Recorded information:

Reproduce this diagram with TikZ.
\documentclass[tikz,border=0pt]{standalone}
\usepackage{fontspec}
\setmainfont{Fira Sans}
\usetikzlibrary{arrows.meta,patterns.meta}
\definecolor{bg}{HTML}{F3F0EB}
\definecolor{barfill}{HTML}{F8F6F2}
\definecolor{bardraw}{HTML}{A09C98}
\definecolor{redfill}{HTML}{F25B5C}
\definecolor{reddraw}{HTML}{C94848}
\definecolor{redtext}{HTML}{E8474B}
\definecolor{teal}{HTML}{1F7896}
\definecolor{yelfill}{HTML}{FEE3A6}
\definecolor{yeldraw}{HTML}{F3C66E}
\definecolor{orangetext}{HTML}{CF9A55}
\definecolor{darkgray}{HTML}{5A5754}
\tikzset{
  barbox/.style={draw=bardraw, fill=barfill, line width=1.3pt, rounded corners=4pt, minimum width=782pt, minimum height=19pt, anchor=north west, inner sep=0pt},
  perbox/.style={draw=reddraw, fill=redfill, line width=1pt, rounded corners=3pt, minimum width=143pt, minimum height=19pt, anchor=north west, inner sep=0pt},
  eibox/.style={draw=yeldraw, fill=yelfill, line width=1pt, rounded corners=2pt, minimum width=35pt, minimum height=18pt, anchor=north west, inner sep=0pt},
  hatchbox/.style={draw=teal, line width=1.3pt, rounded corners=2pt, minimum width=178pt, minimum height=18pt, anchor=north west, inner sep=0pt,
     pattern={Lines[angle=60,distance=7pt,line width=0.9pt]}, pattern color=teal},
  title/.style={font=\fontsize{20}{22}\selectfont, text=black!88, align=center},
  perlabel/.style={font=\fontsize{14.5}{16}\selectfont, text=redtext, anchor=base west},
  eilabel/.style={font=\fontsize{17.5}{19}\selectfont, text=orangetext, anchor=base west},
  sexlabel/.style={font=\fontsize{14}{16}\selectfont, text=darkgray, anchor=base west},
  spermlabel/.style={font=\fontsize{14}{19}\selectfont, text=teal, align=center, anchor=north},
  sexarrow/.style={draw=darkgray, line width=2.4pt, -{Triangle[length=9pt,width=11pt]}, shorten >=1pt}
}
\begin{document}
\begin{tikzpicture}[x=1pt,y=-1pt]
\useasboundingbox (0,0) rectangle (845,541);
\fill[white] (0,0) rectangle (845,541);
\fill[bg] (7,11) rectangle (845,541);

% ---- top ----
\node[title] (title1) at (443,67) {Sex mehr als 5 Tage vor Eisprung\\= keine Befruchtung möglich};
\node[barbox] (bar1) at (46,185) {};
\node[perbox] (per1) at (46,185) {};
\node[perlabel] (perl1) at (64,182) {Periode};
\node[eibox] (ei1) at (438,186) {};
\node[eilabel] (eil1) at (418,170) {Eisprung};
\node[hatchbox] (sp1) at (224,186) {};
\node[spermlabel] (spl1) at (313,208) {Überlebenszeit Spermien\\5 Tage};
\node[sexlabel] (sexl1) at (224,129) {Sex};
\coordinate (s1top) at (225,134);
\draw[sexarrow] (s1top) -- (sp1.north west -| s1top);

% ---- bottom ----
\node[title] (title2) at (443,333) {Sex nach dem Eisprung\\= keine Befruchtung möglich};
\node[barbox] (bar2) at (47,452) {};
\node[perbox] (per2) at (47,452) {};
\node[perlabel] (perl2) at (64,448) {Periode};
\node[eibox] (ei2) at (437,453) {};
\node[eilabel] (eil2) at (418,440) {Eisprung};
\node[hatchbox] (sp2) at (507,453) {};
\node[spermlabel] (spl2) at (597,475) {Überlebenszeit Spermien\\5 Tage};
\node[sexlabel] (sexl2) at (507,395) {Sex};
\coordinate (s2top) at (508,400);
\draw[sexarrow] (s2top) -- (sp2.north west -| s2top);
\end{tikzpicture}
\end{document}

What you should do: Print the material once more, exactly.

Result for this exercise:
Reproduce this diagram with TikZ.
\documentclass[tikz,border=0pt]{standalone}
\usepackage{fontspec}
\setmainfont{Fira Sans}
\usetikzlibrary{arrows.meta,patterns.meta}
\definecolor{bg}{HTML}{F3F0EB}
\definecolor{barfill}{HTML}{F8F6F2}
\definecolor{bardraw}{HTML}{A09C98}
\definecolor{redfill}{HTML}{F25B5C}
\definecolor{reddraw}{HTML}{C94848}
\definecolor{redtext}{HTML}{E8474B}
\definecolor{teal}{HTML}{1F7896}
\definecolor{yelfill}{HTML}{FEE3A6}
\definecolor{yeldraw}{HTML}{F3C66E}
\definecolor{orangetext}{HTML}{CF9A55}
\definecolor{darkgray}{HTML}{5A5754}
\tikzset{
  barbox/.style={draw=bardraw, fill=barfill, line width=1.3pt, rounded corners=4pt, minimum width=782pt, minimum height=19pt, anchor=north west, inner sep=0pt},
  perbox/.style={draw=reddraw, fill=redfill, line width=1pt, rounded corners=3pt, minimum width=143pt, minimum height=19pt, anchor=north west, inner sep=0pt},
  eibox/.style={draw=yeldraw, fill=yelfill, line width=1pt, rounded corners=2pt, minimum width=35pt, minimum height=18pt, anchor=north west, inner sep=0pt},
  hatchbox/.style={draw=teal, line width=1.3pt, rounded corners=2pt, minimum width=178pt, minimum height=18pt, anchor=north west, inner sep=0pt,
     pattern={Lines[angle=60,distance=7pt,line width=0.9pt]}, pattern color=teal},
  title/.style={font=\fontsize{20}{22}\selectfont, text=black!88, align=center},
  perlabel/.style={font=\fontsize{14.5}{16}\selectfont, text=redtext, anchor=base west},
  eilabel/.style={font=\fontsize{17.5}{19}\selectfont, text=orangetext, anchor=base west},
  sexlabel/.style={font=\fontsize{14}{16}\selectfont, text=darkgray, anchor=base west},
  spermlabel/.style={font=\fontsize{14}{19}\selectfont, text=teal, align=center, anchor=north},
  sexarrow/.style={draw=darkgray, line width=2.4pt, -{Triangle[length=9pt,width=11pt]}, shorten >=1pt}
}
\begin{document}
\begin{tikzpicture}[x=1pt,y=-1pt]
\useasboundingbox (0,0) rectangle (845,541);
\fill[white] (0,0) rectangle (845,541);
\fill[bg] (7,11) rectangle (845,541);

% ---- top ----
\node[title] (title1) at (443,67) {Sex mehr als 5 Tage vor Eisprung\\= keine Befruchtung möglich};
\node[barbox] (bar1) at (46,185) {};
\node[perbox] (per1) at (46,185) {};
\node[perlabel] (perl1) at (64,182) {Periode};
\node[eibox] (ei1) at (438,186) {};
\node[eilabel] (eil1) at (418,170) {Eisprung};
\node[hatchbox] (sp1) at (224,186) {};
\node[spermlabel] (spl1) at (313,208) {Überlebenszeit Spermien\\5 Tage};
\node[sexlabel] (sexl1) at (224,129) {Sex};
\coordinate (s1top) at (225,134);
\draw[sexarrow] (s1top) -- (sp1.north west -| s1top);

% ---- bottom ----
\node[title] (title2) at (443,333) {Sex nach dem Eisprung\\= keine Befruchtung möglich};
\node[barbox] (bar2) at (47,452) {};
\node[perbox] (per2) at (47,452) {};
\node[perlabel] (perl2) at (64,448) {Periode};
\node[eibox] (ei2) at (437,453) {};
\node[eilabel] (eil2) at (418,440) {Eisprung};
\node[hatchbox] (sp2) at (507,453) {};
\node[spermlabel] (spl2) at (597,475) {Überlebenszeit Spermien\\5 Tage};
\node[sexlabel] (sexl2) at (507,395) {Sex};
\coordinate (s2top) at (508,400);
\draw[sexarrow] (s2top) -- (sp2.north west -| s2top);
\end{tikzpicture}
\end{document}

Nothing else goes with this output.